* SOURCE MATERIAL
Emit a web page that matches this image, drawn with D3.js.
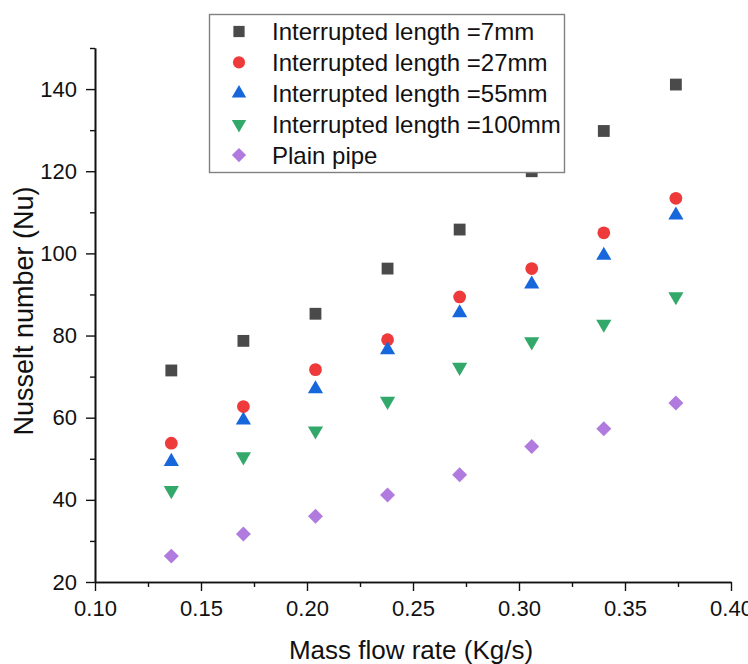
<!DOCTYPE html>
<html>
<head>
<meta charset="utf-8">
<script src="https://cdn.jsdelivr.net/npm/d3@7"></script>
<style>
  body { margin: 0; background: #fff; }
  text { font-family: "Liberation Sans", Arial, sans-serif; fill: #111; }
</style>
</head>
<body>
<div id="chart"></div>
<script>
// mass flow rate (Kg/s)
var flowRates = [0.136, 0.170, 0.204, 0.238, 0.272, 0.306, 0.340, 0.374];

// Nusselt number for each case
var nu7mm   = [71.5, 78.7, 85.3, 96.3, 105.8, 120.0, 129.8, 141.1];
var nu27mm  = [53.8, 62.7, 71.7, 79.0, 89.4, 96.3, 105.0, 113.4];
var nu55mm  = [49.3, 59.4, 67.0, 76.5, 85.5, 92.5, 99.5, 109.3];
var nu100mm = [42.3, 50.5, 56.8, 64.0, 72.3, 78.5, 82.8, 89.5];
var nuPlain = [26.3, 31.7, 36.0, 41.2, 46.1, 53.0, 57.3, 63.6];

var seriesNames = ["Interrupted length =7mm", "Interrupted length =27mm",
                   "Interrupted length =55mm", "Interrupted length =100mm", "Plain pipe"];

var xTicks = [0.10, 0.15, 0.20, 0.25, 0.30, 0.35, 0.40];
var xMinor = [0.125, 0.175, 0.225, 0.275, 0.325, 0.375];
var yTicks = [20, 40, 60, 80, 100, 120, 140];
var yMinor = [30, 50, 70, 90, 110, 130, 150];

var width = 748, height = 664;

var x = d3.scaleLinear().domain([0.1, 0.4]).range([95, 731]);
var y = d3.scaleLinear().domain([20, 150]).range([582, 48]);

// marker style per series
var styles = [
  {color: "#4a4a4a", type: d3.symbolSquare, size: 140, rot: 0},
  {color: "#ef3a3c", type: d3.symbolCircle, size: 128, rot: 0},
  {color: "#1767dc", type: d3.symbolTriangle, size: 100, rot: 0},
  {color: "#32a96a", type: d3.symbolTriangle, size: 100, rot: 180},
  {color: "#b07ade", type: d3.symbolSquare, size: 112, rot: 45}
];

var allSeries = [nu7mm, nu27mm, nu55mm, nu100mm, nuPlain].map(function(vals, i) {
  return {name: seriesNames[i], style: styles[i],
          points: vals.map(function(v, j) { return {x: flowRates[j], y: v}; })};
});

var svg = d3.select("#chart").append("svg")
    .attr("width", width)
    .attr("height", height);

// axes (major + minor ticks)
function styleAxis(g) {
  g.selectAll("path.domain").attr("stroke", "#111").attr("stroke-width", 1.6);
  g.selectAll(".tick line").attr("stroke", "#111").attr("stroke-width", 1.4);
  g.selectAll(".tick text")
      .style("font-size", "22px")
      .style("font-family", "Liberation Sans, Arial, sans-serif")
      .attr("fill", "#111");
}

svg.append("g")
    .attr("transform", "translate(0,582)")
    .call(d3.axisBottom(x).tickValues(xTicks).tickFormat(d3.format(".2f"))
          .tickSize(9).tickSizeOuter(0).tickPadding(9))
    .call(styleAxis);

svg.append("g")
    .attr("transform", "translate(0,582)")
    .call(d3.axisBottom(x).tickValues(xMinor).tickFormat("").tickSize(5).tickSizeOuter(0))
    .call(styleAxis);

svg.append("g")
    .attr("transform", "translate(95,0)")
    .call(d3.axisLeft(y).tickValues(yTicks).tickSize(9).tickSizeOuter(0).tickPadding(9))
    .call(styleAxis);

svg.append("g")
    .attr("transform", "translate(95,0)")
    .call(d3.axisLeft(y).tickValues(yMinor).tickFormat("").tickSize(5).tickSizeOuter(0))
    .call(styleAxis);

// axis titles
svg.append("text")
    .attr("x", 411)
    .attr("y", 659)
    .attr("text-anchor", "middle")
    .style("font-size", "26px")
    .text("Mass flow rate (Kg/s)");

svg.append("text")
    .attr("transform", "translate(33,311) rotate(-90)")
    .attr("text-anchor", "middle")
    .style("font-size", "27px")
    .text("Nusselt number (Nu)");

// points
allSeries.forEach(function(s) {
  svg.append("g").selectAll("path")
      .data(s.points)
      .enter().append("path")
      .attr("d", d3.symbol().type(s.style.type).size(s.style.size))
      .attr("transform", function(d) {
        return "translate(" + x(d.x) + "," + y(d.y) + ") rotate(" + s.style.rot + ")";
      })
      .attr("fill", s.style.color);
});

// legend
var legend = svg.append("g");
legend.append("rect")
    .attr("x", 209.5).attr("y", 14.5)
    .attr("width", 355).attr("height", 158)
    .attr("fill", "#fff")
    .attr("stroke", "#808080")
    .attr("stroke-width", 1.4);

allSeries.forEach(function(s, i) {
  var cy = 31.5 + i * 30.9;
  legend.append("path")
      .attr("d", d3.symbol().type(s.style.type).size(s.style.size * 0.9))
      .attr("transform", "translate(239," + cy + ") rotate(" + s.style.rot + ")")
      .attr("fill", s.style.color);
  legend.append("text")
      .attr("x", 272)
      .attr("y", cy + 8.5)
      .style("font-size", "24px")
      .text(s.name);
});
</script>
</body>
</html>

* TASK
In your copy of the listing above, reproduce each line exactly and omit all pictures.

* CORRECT ANSWER
Emit a web page that matches this image, drawn with D3.js.
<!DOCTYPE html>
<html>
<head>
<meta charset="utf-8">
<script src="https://cdn.jsdelivr.net/npm/d3@7"></script>
<style>
  body { margin: 0; background: #fff; }
  text { font-family: "Liberation Sans", Arial, sans-serif; fill: #111; }
</style>
</head>
<body>
<div id="chart"></div>
<script>
// mass flow rate (Kg/s)
var flowRates = [0.136, 0.170, 0.204, 0.238, 0.272, 0.306, 0.340, 0.374];

// Nusselt number for each case
var nu7mm   = [71.5, 78.7, 85.3, 96.3, 105.8, 120.0, 129.8, 141.1];
var nu27mm  = [53.8, 62.7, 71.7, 79.0, 89.4, 96.3, 105.0, 113.4];
var nu55mm  = [49.3, 59.4, 67.0, 76.5, 85.5, 92.5, 99.5, 109.3];
var nu100mm = [42.3, 50.5, 56.8, 64.0, 72.3, 78.5, 82.8, 89.5];
var nuPlain = [26.3, 31.7, 36.0, 41.2, 46.1, 53.0, 57.3, 63.6];

var seriesNames = ["Interrupted length =7mm", "Interrupted length =27mm",
                   "Interrupted length =55mm", "Interrupted length =100mm", "Plain pipe"];

var xTicks = [0.10, 0.15, 0.20, 0.25, 0.30, 0.35, 0.40];
var xMinor = [0.125, 0.175, 0.225, 0.275, 0.325, 0.375];
var yTicks = [20, 40, 60, 80, 100, 120, 140];
var yMinor = [30, 50, 70, 90, 110, 130, 150];

var width = 748, height = 664;

var x = d3.scaleLinear().domain([0.1, 0.4]).range([95, 731]);
var y = d3.scaleLinear().domain([20, 150]).range([582, 48]);

// marker style per series
var styles = [
  {color: "#4a4a4a", type: d3.symbolSquare, size: 140, rot: 0},
  {color: "#ef3a3c", type: d3.symbolCircle, size: 128, rot: 0},
  {color: "#1767dc", type: d3.symbolTriangle, size: 100, rot: 0},
  {color: "#32a96a", type: d3.symbolTriangle, size: 100, rot: 180},
  {color: "#b07ade", type: d3.symbolSquare, size: 112, rot: 45}
];

var allSeries = [nu7mm, nu27mm, nu55mm, nu100mm, nuPlain].map(function(vals, i) {
  return {name: seriesNames[i], style: styles[i],
          points: vals.map(function(v, j) { return {x: flowRates[j], y: v}; })};
});

var svg = d3.select("#chart").append("svg")
    .attr("width", width)
    .attr("height", height);

// axes (major + minor ticks)
function styleAxis(g) {
  g.selectAll("path.domain").attr("stroke", "#111").attr("stroke-width", 1.6);
  g.selectAll(".tick line").attr("stroke", "#111").attr("stroke-width", 1.4);
  g.selectAll(".tick text")
      .style("font-size", "22px")
      .style("font-family", "Liberation Sans, Arial, sans-serif")
      .attr("fill", "#111");
}

svg.append("g")
    .attr("transform", "translate(0,582)")
    .call(d3.axisBottom(x).tickValues(xTicks).tickFormat(d3.format(".2f"))
          .tickSize(9).tickSizeOuter(0).tickPadding(9))
    .call(styleAxis);

svg.append("g")
    .attr("transform", "translate(0,582)")
    .call(d3.axisBottom(x).tickValues(xMinor).tickFormat("").tickSize(5).tickSizeOuter(0))
    .call(styleAxis);

svg.append("g")
    .attr("transform", "translate(95,0)")
    .call(d3.axisLeft(y).tickValues(yTicks).tickSize(9).tickSizeOuter(0).tickPadding(9))
    .call(styleAxis);

svg.append("g")
    .attr("transform", "translate(95,0)")
    .call(d3.axisLeft(y).tickValues(yMinor).tickFormat("").tickSize(5).tickSizeOuter(0))
    .call(styleAxis);

// axis titles
svg.append("text")
    .attr("x", 411)
    .attr("y", 659)
    .attr("text-anchor", "middle")
    .style("font-size", "26px")
    .text("Mass flow rate (Kg/s)");

svg.append("text")
    .attr("transform", "translate(33,311) rotate(-90)")
    .attr("text-anchor", "middle")
    .style("font-size", "27px")
    .text("Nusselt number (Nu)");

// points
allSeries.forEach(function(s) {
  svg.append("g").selectAll("path")
      .data(s.points)
      .enter().append("path")
      .attr("d", d3.symbol().type(s.style.type).size(s.style.size))
      .attr("transform", function(d) {
        return "translate(" + x(d.x) + "," + y(d.y) + ") rotate(" + s.style.rot + ")";
      })
      .attr("fill", s.style.color);
});

// legend
var legend = svg.append("g");
legend.append("rect")
    .attr("x", 209.5).attr("y", 14.5)
    .attr("width", 355).attr("height", 158)
    .attr("fill", "#fff")
    .attr("stroke", "#808080")
    .attr("stroke-width", 1.4);

allSeries.forEach(function(s, i) {
  var cy = 31.5 + i * 30.9;
  legend.append("path")
      .attr("d", d3.symbol().type(s.style.type).size(s.style.size * 0.9))
      .attr("transform", "translate(239," + cy + ") rotate(" + s.style.rot + ")")
      .attr("fill", s.style.color);
  legend.append("text")
      .attr("x", 272)
      .attr("y", cy + 8.5)
      .style("font-size", "24px")
      .text(s.name);
});
</script>
</body>
</html>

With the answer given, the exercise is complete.